Sächsische Zeitung, Görlitz, 28.10.2023

Kleinstadt erlebt seltenes Schauspiel: letztes Läuten der Glocken

Die St. Johanniskirche in Reichenbach erhält neue Glocken. Doch zuvor muss der Glockenstuhl saniert werden. Am Reformationstag läuten die alten Glocken das letzte Mal.

Von Constanze Junghanß

Die evangelische St. Johanniskirche in Reichenbach erhält neue Glocken – zuvor muss der Glockenstuhl saniert werden. © Foto: SZ/Constanze Junghanß

Der 10. November dürfte in die Stadtgeschichte Reichenbachs eingehen. An diesem Tag wird ein Teil der dicken Turmmauer der Kirche durchbrochen. Ein großer Kran rückt an. Das Nachkriegsgeläut und die alte Originalglocke aus der Glockenstube der evangelischen St. Johanneskirche werden an diesem Nachmittag mit tatkräftiger Unterstützung vieler fleißiger Hände herausgehoben. „Das ist auch ein Abschied vom Glockenklang für eine längere Zeit“, sagt Pfarrer Christoph Wiesener. 236 Tage, fast 34 Wochen, bleiben die Glocken dann still.
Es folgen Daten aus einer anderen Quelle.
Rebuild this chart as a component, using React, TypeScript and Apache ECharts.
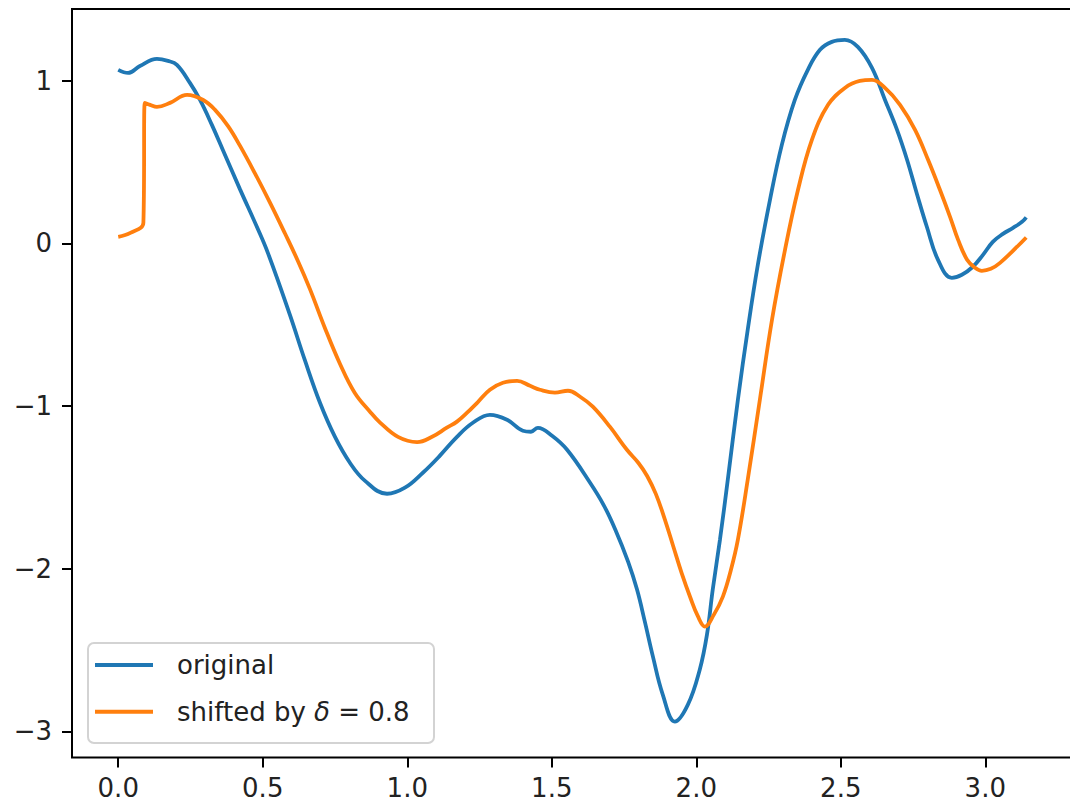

Sie werden am 31. Oktober letztmals geläutet – zum Abschied übrigens per Hand.

Der Glockenstuhl ist stark sanierungsbedürftig. Dazu kommt, dass zwei der drei Glocken nicht mehr original sind. Im Zweiten Weltkrieg wurden sie wie viele andere Bronze-Glocken im Land konfisziert und landeten auf dem Glockenfriedhof Hamburg. Der Glockenfriedhof war Ausgangspunkt für das Einschmelzen der Glocken, um Kriegsmaterial herzustellen.
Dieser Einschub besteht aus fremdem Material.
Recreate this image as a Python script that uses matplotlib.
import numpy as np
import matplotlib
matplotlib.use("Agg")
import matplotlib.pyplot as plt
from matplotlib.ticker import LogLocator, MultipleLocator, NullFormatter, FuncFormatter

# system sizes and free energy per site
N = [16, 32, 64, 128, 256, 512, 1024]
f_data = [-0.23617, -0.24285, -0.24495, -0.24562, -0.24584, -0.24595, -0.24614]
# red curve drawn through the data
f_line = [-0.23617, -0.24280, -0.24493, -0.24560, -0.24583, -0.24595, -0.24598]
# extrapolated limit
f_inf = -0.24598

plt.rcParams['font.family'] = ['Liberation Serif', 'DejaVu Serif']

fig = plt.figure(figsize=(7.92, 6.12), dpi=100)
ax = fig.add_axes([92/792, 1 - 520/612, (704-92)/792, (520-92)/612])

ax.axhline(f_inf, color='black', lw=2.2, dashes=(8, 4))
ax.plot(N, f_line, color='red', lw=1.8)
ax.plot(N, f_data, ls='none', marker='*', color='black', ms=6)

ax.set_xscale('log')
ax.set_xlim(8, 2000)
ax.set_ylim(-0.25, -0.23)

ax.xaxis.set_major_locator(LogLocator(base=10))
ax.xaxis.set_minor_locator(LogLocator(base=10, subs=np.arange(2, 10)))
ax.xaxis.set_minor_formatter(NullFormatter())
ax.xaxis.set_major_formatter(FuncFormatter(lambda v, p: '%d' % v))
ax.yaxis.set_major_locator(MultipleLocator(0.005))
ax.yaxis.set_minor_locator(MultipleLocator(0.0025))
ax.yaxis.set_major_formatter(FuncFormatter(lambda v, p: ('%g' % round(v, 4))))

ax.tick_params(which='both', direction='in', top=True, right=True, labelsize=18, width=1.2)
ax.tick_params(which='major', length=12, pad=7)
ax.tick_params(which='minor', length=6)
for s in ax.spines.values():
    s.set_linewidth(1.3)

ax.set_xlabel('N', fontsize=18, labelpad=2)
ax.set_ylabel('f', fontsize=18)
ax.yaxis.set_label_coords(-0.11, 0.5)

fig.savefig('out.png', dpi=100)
Das Modell des neuen Glockenstuhls wird zum Reformationstag zu sehen sein. Kirchengemeinderat Steffen Träger zeigt auf dem Plakat, welche Balken ersetzt werden müssen.
© Foto: SZ/Constanze Junghanß

Nach dem Krieg wurden die Reichenbacher Glocken ersetzt. Das Geläut allerdings gilt gegenüber den Original-Glocken als weniger harmonisch. Außerdem ist die fast 1.000 Kilogramm schwere Christusglocke aus Stahl in die Jahre gekommen, muss ausgetauscht werden. Um die Sanierungsarbeiten am Glockenstuhl durchzuführen, kommen die Glocken runter vom Turm. Sie finden im Eingangsbereich der Kirche ihren vorläufigen Platz. Im Sommer 2024 kommen die neu gegossenen Bronzeglocken nach Reichenbach. Da feiert die Kirchgemeinde die Wiedereinweihung der St. Johanniskirche vor 350 Jahren, zahlreiche Veranstaltungen, Konzerte und ein Volksfest sind geplant.

Feierlich geht es bereits zum Reformationstag am 31. Oktober zu. 14 Uhr und gemeinsam mit Waldhufen, Vierkirchen und Meuselwitz wird ein Regionalabendmahlsgottesdienst gefeiert. Das letzte Läuten übernehmen von Hand die Buchholzer Glockenläuter. „Dafür wurden extra Läuteseile von der Hanf- und Drahtseilerei Goltz in Görlitz hergestellt“, sagt Pfarrer Wiesener. Das Abschiedsgeläut wird live auf einer Leinwand im Kirchenraum übertragen und ist im Stadtgebiet zu hören.

Abgenommen werden die Glocken dann am 10. November um 16 Uhr. Zeitzeugen berichten an diesem Tag, wie die Ersatzglocken nach dem Krieg in die Kirche kamen. Dazu wird ein Gedicht verlesen, wie die Glocken 1942 für den Krieg herausgenommen wurden. Die Glocken stehen anschließend „Modell“ für alle, die den besonderen Moment mit der Kamera einfangen wollen.